(Given data):
■ ■ ■

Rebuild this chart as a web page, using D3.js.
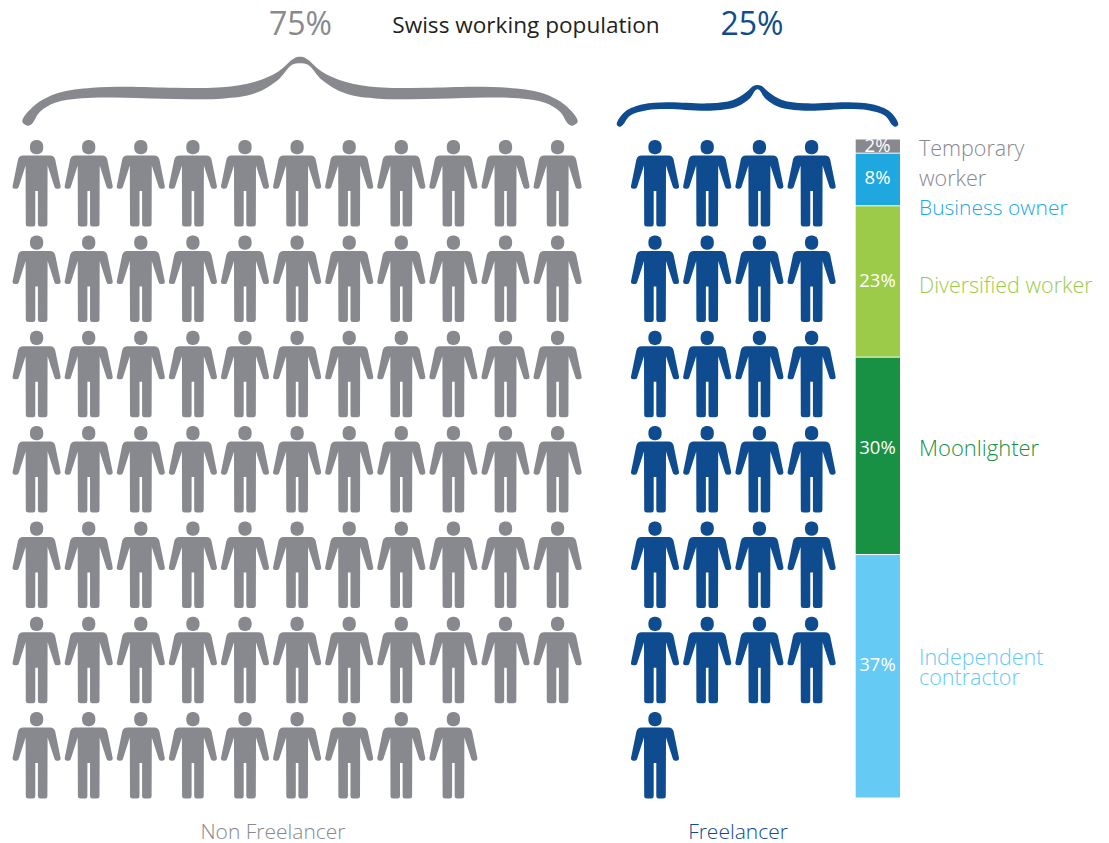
<!DOCTYPE html>
<html><head><meta charset="utf-8">
<script src="https://cdn.jsdelivr.net/npm/d3@7"></script>
<style>html,body{margin:0;background:#fff}svg{display:block}text{font-family:"Open Sans",sans-serif}</style>
</head><body><svg id="c" width="1109" height="843"></svg>
<script>
const nonFreelancerRows = [11,11,11,11,11,11,9];
const freelancerRows = [4,4,4,4,4,4,1];
const segments = ["Temporary worker","Business owner","Diversified worker","Moonlighter","Independent contractor"];
const segmentValues = [2,8,23,30,37];
const segmentColors = ["#88898e","#1fa7e0","#9bcb49","#189144","#65caf4"];
const shares = ["75%","25%"];
const GRAY="#88898e", NAVY="#0f4c8f";

const svg=d3.select("#c");
const rowY=d3.scalePoint().domain(d3.range(7)).range([140.1,712.1]);
const grayX=d3.scalePoint().domain(d3.range(11)).range([36.6,557.6]);
const navyX=d3.scalePoint().domain(d3.range(4)).range([655,811.6]);

const bodyPath="M-13.5,15.5 L13.5,15.5 Q17.5,15.5 18.6,19.5 L24,45.8 Q24.4,48.5 21.8,48.6 L20.2,48.6 Q18.4,48.6 17.9,47 L11,25.5 L10.8,84 Q10.8,86.5 8,86.5 L3.6,86.5 Q1.3,86.5 1.3,84 L1.3,51 L-1.3,51 L-1.3,84 Q-1.3,86.5 -3.6,86.5 L-8,86.5 Q-10.8,86.5 -10.8,84 L-11,25.5 L-17.9,47 Q-18.4,48.6 -20.2,48.6 L-21.8,48.6 Q-24.4,48.5 -24,45.8 L-18.6,19.5 Q-17.5,15.5 -13.5,15.5 Z";

function people(rows,x,color,cls){
  const cells=rows.flatMap((n,r)=>d3.range(n).map(c=>({r,c})));
  const g=svg.append("g").selectAll("g."+cls).data(cells).join("g").attr("class",cls)
    .attr("transform",d=>`translate(${x(d.c)},${rowY(d.r)})`).attr("fill",color);
  g.append("rect").attr("x",-6.6).attr("y",0).attr("width",13.2).attr("height",14.2).attr("rx",6).attr("ry",6);
  g.append("path").attr("d",bodyPath);
}
people(nonFreelancerRows,grayX,GRAY,"np");
people(freelancerRows,navyX,NAVY,"fp");

const barY=d3.scaleLinear().domain([0,d3.sum(segmentValues)]).range([139.5,797.5]);
let acc=0;
const stack=segmentValues.map((v,i)=>{const s={i,v,y0:acc,y1:acc+v};acc+=v;return s;});
svg.append("g").selectAll("rect").data(stack).join("rect")
  .attr("x",855.7).attr("width",44.3)
  .attr("y",d=>barY(d.y0)+(d.i?1:0)).attr("height",d=>barY(d.y1)-barY(d.y0)-(d.i?1:0))
  .attr("fill",d=>segmentColors[d.i]);
const pctY=[152,184,287,454,671];
svg.append("g").selectAll("text").data(stack).join("text")
  .attr("x",877.5).attr("y",d=>pctY[d.i]).attr("text-anchor","middle")
  .attr("font-size",18.5).attr("fill","#fff").text(d=>d.v+"%");

// brace outlines: [distance from centre, y], tip to centre, mirrored about the centre
const grayBraceTop=[[277.7,121.5],[265,105],[242,93],[208,87.7],[175,86.7],[125,87.7],[78,87.3],[45,81.7],[22,71.7],[8.3,60],[3,57]];
const grayBraceBottom=[[272.3,125.7],[268.3,124],[260,111.7],[245,102.7],[218,98.3],[175,97.7],[125,99],[78,98.7],[45,93.3],[22,80],[8.3,65],[0,63.3]];
const navyBraceTop=[[140.8,124.3],[132.5,111.7],[114.5,104.3],[90.8,102.3],[47.5,103.3],[24.5,100],[10.8,91.7],[4.2,86],[0,85]];
const navyBraceBottom=[[138,126.8],[134.8,125],[127.5,115.7],[110.8,110.3],[90.8,109],[47.5,110.7],[20.8,106.7],[7.5,98.3],[2.5,90.7],[0,89.3]];
const braceLine=d3.line().curve(d3.curveCatmullRomClosed.alpha(0.5));
function brace(c,top,bottom){
  const mir=a=>a.filter(p=>p[0]>0).map(p=>[c+p[0],p[1]]).reverse();
  const left=a=>a.map(p=>[c-p[0],p[1]]);
  const pts=[...left(top),...mir(top),...mir(bottom).reverse(),...left(bottom).reverse()];
  return braceLine(pts);
}
svg.append("path").attr("d",brace(300,grayBraceTop,grayBraceBottom)).attr("fill",GRAY);
svg.append("path").attr("d",brace(757.5,navyBraceTop,navyBraceBottom)).attr("fill",NAVY);

function txt(s,x,y,size,fill,anchor,weight){
  svg.append("text").attr("x",x).attr("y",y).attr("font-size",size).attr("fill",fill)
   .attr("text-anchor",anchor||"start").attr("font-weight",weight||300).text(s);
}
txt(shares[0],300.5,35,32,GRAY,"middle",400);
txt(shares[1],752,35,32,NAVY,"middle",400);
txt("Swiss working population",526,33,22.6,"#231f20","middle",500);
txt("Temporary",919,156,21.5,GRAY);
txt("worker",919,186,21.5,GRAY);
txt("Business owner",919,215,21,segmentColors[1]);
txt("Diversified worker",919,293,21.5,segmentColors[2]);
txt("Moonlighter",919,456,22,segmentColors[3]);
txt("Independent",919,665,21.5,segmentColors[4]);
txt("contractor",919,685,21.5,segmentColors[4]);
txt("Non Freelancer",273,838.5,21,GRAY,"middle");
txt("Freelancer",738,838.5,21,NAVY,"middle");
</script></body></html>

■ ■ ■

(Prompt): Reproduce the material word for word. Any pictures should be left out of the copy.

(Task solution):
Rebuild this chart as a web page, using D3.js.
<!DOCTYPE html>
<html><head><meta charset="utf-8">
<script src="https://cdn.jsdelivr.net/npm/d3@7"></script>
<style>html,body{margin:0;background:#fff}svg{display:block}text{font-family:"Open Sans",sans-serif}</style>
</head><body><svg id="c" width="1109" height="843"></svg>
<script>
const nonFreelancerRows = [11,11,11,11,11,11,9];
const freelancerRows = [4,4,4,4,4,4,1];
const segments = ["Temporary worker","Business owner","Diversified worker","Moonlighter","Independent contractor"];
const segmentValues = [2,8,23,30,37];
const segmentColors = ["#88898e","#1fa7e0","#9bcb49","#189144","#65caf4"];
const shares = ["75%","25%"];
const GRAY="#88898e", NAVY="#0f4c8f";

const svg=d3.select("#c");
const rowY=d3.scalePoint().domain(d3.range(7)).range([140.1,712.1]);
const grayX=d3.scalePoint().domain(d3.range(11)).range([36.6,557.6]);
const navyX=d3.scalePoint().domain(d3.range(4)).range([655,811.6]);

const bodyPath="M-13.5,15.5 L13.5,15.5 Q17.5,15.5 18.6,19.5 L24,45.8 Q24.4,48.5 21.8,48.6 L20.2,48.6 Q18.4,48.6 17.9,47 L11,25.5 L10.8,84 Q10.8,86.5 8,86.5 L3.6,86.5 Q1.3,86.5 1.3,84 L1.3,51 L-1.3,51 L-1.3,84 Q-1.3,86.5 -3.6,86.5 L-8,86.5 Q-10.8,86.5 -10.8,84 L-11,25.5 L-17.9,47 Q-18.4,48.6 -20.2,48.6 L-21.8,48.6 Q-24.4,48.5 -24,45.8 L-18.6,19.5 Q-17.5,15.5 -13.5,15.5 Z";

function people(rows,x,color,cls){
  const cells=rows.flatMap((n,r)=>d3.range(n).map(c=>({r,c})));
  const g=svg.append("g").selectAll("g."+cls).data(cells).join("g").attr("class",cls)
    .attr("transform",d=>`translate(${x(d.c)},${rowY(d.r)})`).attr("fill",color);
  g.append("rect").attr("x",-6.6).attr("y",0).attr("width",13.2).attr("height",14.2).attr("rx",6).attr("ry",6);
  g.append("path").attr("d",bodyPath);
}
people(nonFreelancerRows,grayX,GRAY,"np");
people(freelancerRows,navyX,NAVY,"fp");

const barY=d3.scaleLinear().domain([0,d3.sum(segmentValues)]).range([139.5,797.5]);
let acc=0;
const stack=segmentValues.map((v,i)=>{const s={i,v,y0:acc,y1:acc+v};acc+=v;return s;});
svg.append("g").selectAll("rect").data(stack).join("rect")
  .attr("x",855.7).attr("width",44.3)
  .attr("y",d=>barY(d.y0)+(d.i?1:0)).attr("height",d=>barY(d.y1)-barY(d.y0)-(d.i?1:0))
  .attr("fill",d=>segmentColors[d.i]);
const pctY=[152,184,287,454,671];
svg.append("g").selectAll("text").data(stack).join("text")
  .attr("x",877.5).attr("y",d=>pctY[d.i]).attr("text-anchor","middle")
  .attr("font-size",18.5).attr("fill","#fff").text(d=>d.v+"%");

// brace outlines: [distance from centre, y], tip to centre, mirrored about the centre
const grayBraceTop=[[277.7,121.5],[265,105],[242,93],[208,87.7],[175,86.7],[125,87.7],[78,87.3],[45,81.7],[22,71.7],[8.3,60],[3,57]];
const grayBraceBottom=[[272.3,125.7],[268.3,124],[260,111.7],[245,102.7],[218,98.3],[175,97.7],[125,99],[78,98.7],[45,93.3],[22,80],[8.3,65],[0,63.3]];
const navyBraceTop=[[140.8,124.3],[132.5,111.7],[114.5,104.3],[90.8,102.3],[47.5,103.3],[24.5,100],[10.8,91.7],[4.2,86],[0,85]];
const navyBraceBottom=[[138,126.8],[134.8,125],[127.5,115.7],[110.8,110.3],[90.8,109],[47.5,110.7],[20.8,106.7],[7.5,98.3],[2.5,90.7],[0,89.3]];
const braceLine=d3.line().curve(d3.curveCatmullRomClosed.alpha(0.5));
function brace(c,top,bottom){
  const mir=a=>a.filter(p=>p[0]>0).map(p=>[c+p[0],p[1]]).reverse();
  const left=a=>a.map(p=>[c-p[0],p[1]]);
  const pts=[...left(top),...mir(top),...mir(bottom).reverse(),...left(bottom).reverse()];
  return braceLine(pts);
}
svg.append("path").attr("d",brace(300,grayBraceTop,grayBraceBottom)).attr("fill",GRAY);
svg.append("path").attr("d",brace(757.5,navyBraceTop,navyBraceBottom)).attr("fill",NAVY);

function txt(s,x,y,size,fill,anchor,weight){
  svg.append("text").attr("x",x).attr("y",y).attr("font-size",size).attr("fill",fill)
   .attr("text-anchor",anchor||"start").attr("font-weight",weight||300).text(s);
}
txt(shares[0],300.5,35,32,GRAY,"middle",400);
txt(shares[1],752,35,32,NAVY,"middle",400);
txt("Swiss working population",526,33,22.6,"#231f20","middle",500);
txt("Temporary",919,156,21.5,GRAY);
txt("worker",919,186,21.5,GRAY);
txt("Business owner",919,215,21,segmentColors[1]);
txt("Diversified worker",919,293,21.5,segmentColors[2]);
txt("Moonlighter",919,456,22,segmentColors[3]);
txt("Independent",919,665,21.5,segmentColors[4]);
txt("contractor",919,685,21.5,segmentColors[4]);
txt("Non Freelancer",273,838.5,21,GRAY,"middle");
txt("Freelancer",738,838.5,21,NAVY,"middle");
</script></body></html>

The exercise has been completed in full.